_Data for this task_:
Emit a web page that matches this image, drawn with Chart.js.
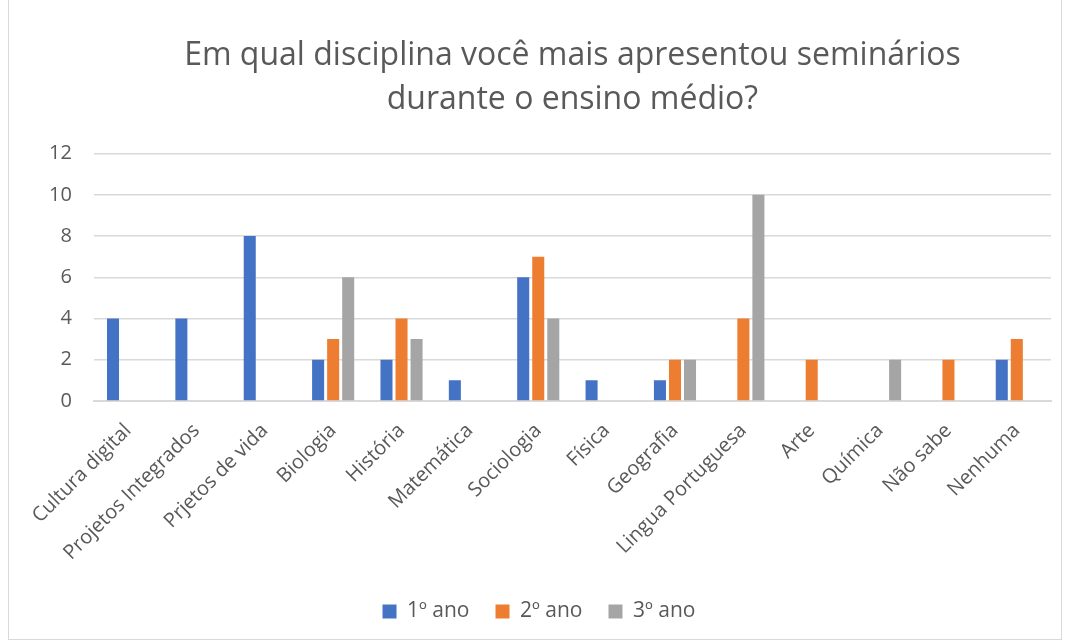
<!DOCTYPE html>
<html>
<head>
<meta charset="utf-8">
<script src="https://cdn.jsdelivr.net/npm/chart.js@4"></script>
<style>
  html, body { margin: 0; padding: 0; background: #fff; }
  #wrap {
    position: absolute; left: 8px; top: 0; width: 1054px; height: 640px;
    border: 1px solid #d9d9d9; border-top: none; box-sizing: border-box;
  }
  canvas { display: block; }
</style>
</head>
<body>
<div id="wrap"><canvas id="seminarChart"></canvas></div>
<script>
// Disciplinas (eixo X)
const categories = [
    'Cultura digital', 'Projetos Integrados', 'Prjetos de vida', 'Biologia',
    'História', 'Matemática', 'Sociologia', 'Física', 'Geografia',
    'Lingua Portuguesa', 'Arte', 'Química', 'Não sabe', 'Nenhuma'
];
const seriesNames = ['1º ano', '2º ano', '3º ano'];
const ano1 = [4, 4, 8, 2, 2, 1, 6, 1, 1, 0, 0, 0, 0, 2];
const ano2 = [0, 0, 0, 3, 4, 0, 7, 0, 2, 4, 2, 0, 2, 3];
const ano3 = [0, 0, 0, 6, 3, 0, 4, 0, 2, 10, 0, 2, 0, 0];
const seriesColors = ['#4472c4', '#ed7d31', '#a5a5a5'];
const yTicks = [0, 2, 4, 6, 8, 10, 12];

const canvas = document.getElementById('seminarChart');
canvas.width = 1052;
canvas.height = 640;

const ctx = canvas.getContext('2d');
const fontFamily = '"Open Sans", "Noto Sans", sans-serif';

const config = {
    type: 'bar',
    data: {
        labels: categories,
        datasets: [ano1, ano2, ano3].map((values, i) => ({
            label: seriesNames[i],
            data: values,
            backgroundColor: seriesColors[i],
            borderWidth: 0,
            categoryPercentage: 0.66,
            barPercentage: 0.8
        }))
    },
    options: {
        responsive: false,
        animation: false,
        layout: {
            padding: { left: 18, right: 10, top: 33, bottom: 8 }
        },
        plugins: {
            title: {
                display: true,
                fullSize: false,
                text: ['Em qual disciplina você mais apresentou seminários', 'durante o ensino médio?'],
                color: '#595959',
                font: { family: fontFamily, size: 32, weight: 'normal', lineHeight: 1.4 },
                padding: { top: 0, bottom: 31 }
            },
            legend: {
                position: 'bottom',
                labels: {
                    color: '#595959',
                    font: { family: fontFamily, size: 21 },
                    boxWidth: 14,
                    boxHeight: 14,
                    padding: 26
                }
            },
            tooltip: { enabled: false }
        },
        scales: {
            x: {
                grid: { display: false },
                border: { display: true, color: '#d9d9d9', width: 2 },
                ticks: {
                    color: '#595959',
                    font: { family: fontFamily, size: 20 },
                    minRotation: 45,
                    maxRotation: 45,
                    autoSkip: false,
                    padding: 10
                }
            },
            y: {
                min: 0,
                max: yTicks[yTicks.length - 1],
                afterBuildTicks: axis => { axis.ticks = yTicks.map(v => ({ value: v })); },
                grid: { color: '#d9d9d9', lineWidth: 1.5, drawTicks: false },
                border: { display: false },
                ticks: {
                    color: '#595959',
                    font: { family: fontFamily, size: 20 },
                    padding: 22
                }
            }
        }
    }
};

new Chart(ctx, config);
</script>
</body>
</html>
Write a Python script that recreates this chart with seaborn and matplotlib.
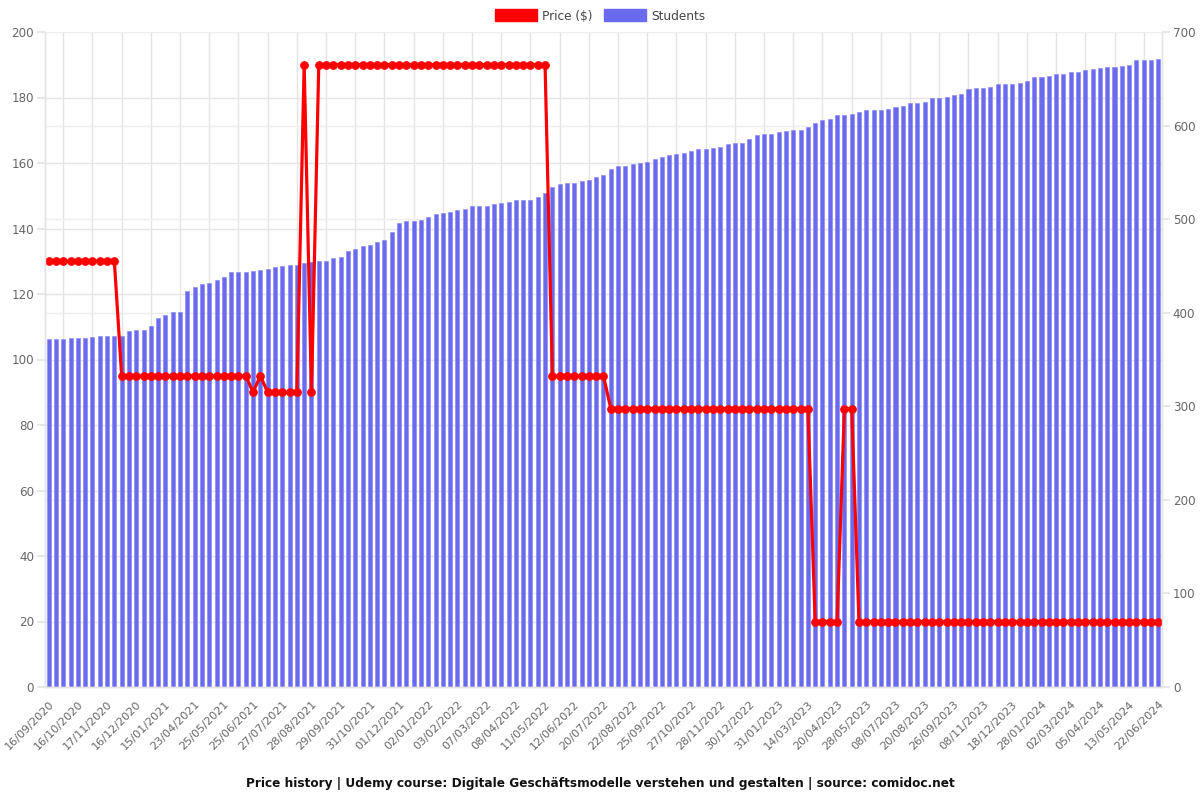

_Task_: Using the data above, write out every line exactly, leaving the images behind.

_Solution to this problem_:
Emit a web page that matches this image, drawn with Chart.js.
<!DOCTYPE html>
<html>
<head>
<meta charset="utf-8">
<script src="https://cdn.jsdelivr.net/npm/chart.js@4"></script>
<style>
  html, body { margin: 0; padding: 0; background: #fff; }
  #wrap {
    position: absolute; left: 8px; top: 0; width: 1054px; height: 640px;
    border: 1px solid #d9d9d9; border-top: none; box-sizing: border-box;
  }
  canvas { display: block; }
</style>
</head>
<body>
<div id="wrap"><canvas id="seminarChart"></canvas></div>
<script>
// Disciplinas (eixo X)
const categories = [
    'Cultura digital', 'Projetos Integrados', 'Prjetos de vida', 'Biologia',
    'História', 'Matemática', 'Sociologia', 'Física', 'Geografia',
    'Lingua Portuguesa', 'Arte', 'Química', 'Não sabe', 'Nenhuma'
];
const seriesNames = ['1º ano', '2º ano', '3º ano'];
const ano1 = [4, 4, 8, 2, 2, 1, 6, 1, 1, 0, 0, 0, 0, 2];
const ano2 = [0, 0, 0, 3, 4, 0, 7, 0, 2, 4, 2, 0, 2, 3];
const ano3 = [0, 0, 0, 6, 3, 0, 4, 0, 2, 10, 0, 2, 0, 0];
const seriesColors = ['#4472c4', '#ed7d31', '#a5a5a5'];
const yTicks = [0, 2, 4, 6, 8, 10, 12];

const canvas = document.getElementById('seminarChart');
canvas.width = 1052;
canvas.height = 640;

const ctx = canvas.getContext('2d');
const fontFamily = '"Open Sans", "Noto Sans", sans-serif';

const config = {
    type: 'bar',
    data: {
        labels: categories,
        datasets: [ano1, ano2, ano3].map((values, i) => ({
            label: seriesNames[i],
            data: values,
            backgroundColor: seriesColors[i],
            borderWidth: 0,
            categoryPercentage: 0.66,
            barPercentage: 0.8
        }))
    },
    options: {
        responsive: false,
        animation: false,
        layout: {
            padding: { left: 18, right: 10, top: 33, bottom: 8 }
        },
        plugins: {
            title: {
                display: true,
                fullSize: false,
                text: ['Em qual disciplina você mais apresentou seminários', 'durante o ensino médio?'],
                color: '#595959',
                font: { family: fontFamily, size: 32, weight: 'normal', lineHeight: 1.4 },
                padding: { top: 0, bottom: 31 }
            },
            legend: {
                position: 'bottom',
                labels: {
                    color: '#595959',
                    font: { family: fontFamily, size: 21 },
                    boxWidth: 14,
                    boxHeight: 14,
                    padding: 26
                }
            },
            tooltip: { enabled: false }
        },
        scales: {
            x: {
                grid: { display: false },
                border: { display: true, color: '#d9d9d9', width: 2 },
                ticks: {
                    color: '#595959',
                    font: { family: fontFamily, size: 20 },
                    minRotation: 45,
                    maxRotation: 45,
                    autoSkip: false,
                    padding: 10
                }
            },
            y: {
                min: 0,
                max: yTicks[yTicks.length - 1],
                afterBuildTicks: axis => { axis.ticks = yTicks.map(v => ({ value: v })); },
                grid: { color: '#d9d9d9', lineWidth: 1.5, drawTicks: false },
                border: { display: false },
                ticks: {
                    color: '#595959',
                    font: { family: fontFamily, size: 20 },
                    padding: 22
                }
            }
        }
    }
};

new Chart(ctx, config);
</script>
</body>
</html>
Write a Python script that recreates this chart with seaborn and matplotlib.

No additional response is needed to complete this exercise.